THE TASK: Reproduce the listing below exactly, beginning with its first line and ending with the line that holds "import seaborn as sns"; pictures are not part of the copy.

SUPPLIED DATA:
━━━

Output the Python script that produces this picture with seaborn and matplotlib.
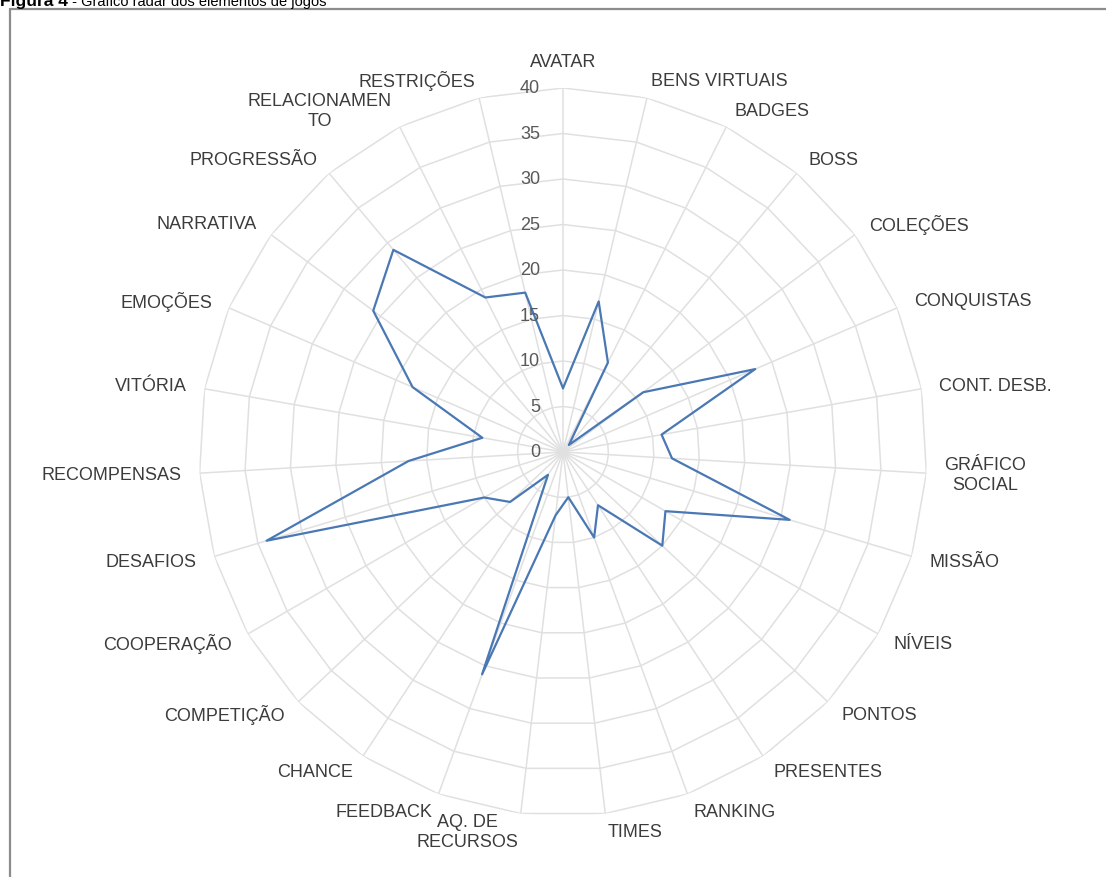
"""
radar_elementos.py - Radar chart of game elements (Figura 4)
"""

import numpy as np
import pandas as pd
import matplotlib
matplotlib.use('Agg')
import matplotlib.pyplot as plt
from matplotlib.lines import Line2D
import seaborn as sns

sns.set_theme(style='white')
plt.rcParams['font.family'] = ['Liberation Sans', 'DejaVu Sans']

# ── Data ───────────────────────────────────────────────────────────
categories = ['AVATAR', 'BENS VIRTUAIS', 'BADGES', 'BOSS', 'COLEÇÕES',
              'CONQUISTAS', 'CONT. DESB.', 'GRÁFICO\nSOCIAL', 'MISSÃO',
              'NÍVEIS', 'PONTOS', 'PRESENTES', 'RANKING', 'TIMES',
              'AQ. DE\nRECURSOS', 'FEEDBACK', 'CHANCE', 'COMPETIÇÃO',
              'COOPERAÇÃO', 'DESAFIOS', 'RECOMPENSAS', 'VITÓRIA',
              'EMOÇÕES', 'NARRATIVA', 'PROGRESSÃO', 'RELACIONAMEN\nTO',
              'RESTRIÇÕES']
counts = [7, 17, 11, 1, 11, 23, 11, 12, 26, 13, 15, 7, 10, 5,
          7, 26, 3, 8, 10, 34, 17, 9, 18, 26, 29, 19, 18]
r_ticks = [0, 5, 10, 15, 20, 25, 30, 35, 40]

GRID = '#e0e0e0'
LINE = '#4a78b4'
TEXT = '#3c3c3c'

W, H = 1106, 878
cx, cy, R = 563, 453, 364   # centre and radius of the 40 ring, in px

fig = plt.figure(figsize=(W / 100, H / 100), dpi=100)
fig.patch.set_facecolor('white')

# frame of the pasted figure (only top and left edges are visible)
fig.add_artist(Line2D([10 / W, 1.0], [1 - 10 / H, 1 - 10 / H],
                      transform=fig.transFigure, color='#8c8c8c', lw=1.6))
fig.add_artist(Line2D([10 / W, 10 / W], [0.0, 1 - 10 / H],
                      transform=fig.transFigure, color='#8c8c8c', lw=1.6))

# caption, partly cut at the top edge as in the source page
cap = fig.text(0.0, 1 - 9 / H, 'Figura 4', fontsize=12.5, fontweight='bold',
               va='bottom', ha='left', color='#000000')
fig.add_artist(plt.Annotation(' - Gráfico radar dos elementos de jogos',
                              xy=(1, 0), xycoords=cap, va='bottom',
                              ha='left', fontsize=10.5, color='#000000'))

ax = fig.add_axes([(cx - R) / W, (H - cy - R) / H, 2 * R / W, 2 * R / H],
                  projection='polar')
ax.set_theta_zero_location('N')
ax.set_theta_direction(-1)
ax.set_ylim(0, 40)
ax.grid(False)
ax.set_xticks([])
ax.set_yticks([])
ax.spines['polar'].set_visible(False)
ax.set_facecolor('none')

n = len(categories)
theta = np.arange(n) * 2 * np.pi / n
theta_closed = np.append(theta, theta[0])

# polygon gridlines and spokes
for v in r_ticks[1:]:
    ax.plot(theta_closed, [v] * (n + 1), color=GRID, lw=1.1, zorder=1)
for t in theta:
    ax.plot([t, t], [0, r_ticks[-1]], color=GRID, lw=1.1, zorder=1)

# data series
df = pd.DataFrame({'theta': theta_closed,
                   'count': counts + [counts[0]]})
sns.lineplot(data=df, x='theta', y='count', sort=False, estimator=None,
             color=LINE, linewidth=1.6, ax=ax, zorder=3)
ax.set_xlabel('')
ax.set_ylabel('')

# radial tick labels
for v in r_ticks:
    ax.annotate(str(v), xy=(0, v), xytext=(-16.5, 0),
                textcoords='offset points', ha='right', va='center',
                fontsize=13, color='#595959', annotation_clip=False)

# category labels
for t, lab in zip(theta, categories):
    s, c = np.sin(t), np.cos(t)
    ha = 'left' if s > 0.1 else ('right' if s < -0.1 else 'center')
    va = 'center'
    if abs(s) <= 0.1 and c > 0:
        va = 'bottom'
    ax.text(t, 42, lab, ha=ha, va=va, multialignment='center',
            fontsize=13, color=TEXT, clip_on=False)

plt.savefig('out.png', dpi=100, facecolor='white')
plt.close()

━━━

SOLUTION TO THIS EXERCISE:
Output the Python script that produces this picture with seaborn and matplotlib.
"""
radar_elementos.py - Radar chart of game elements (Figura 4)
"""

import numpy as np
import pandas as pd
import matplotlib
matplotlib.use('Agg')
import matplotlib.pyplot as plt
from matplotlib.lines import Line2D
import seaborn as sns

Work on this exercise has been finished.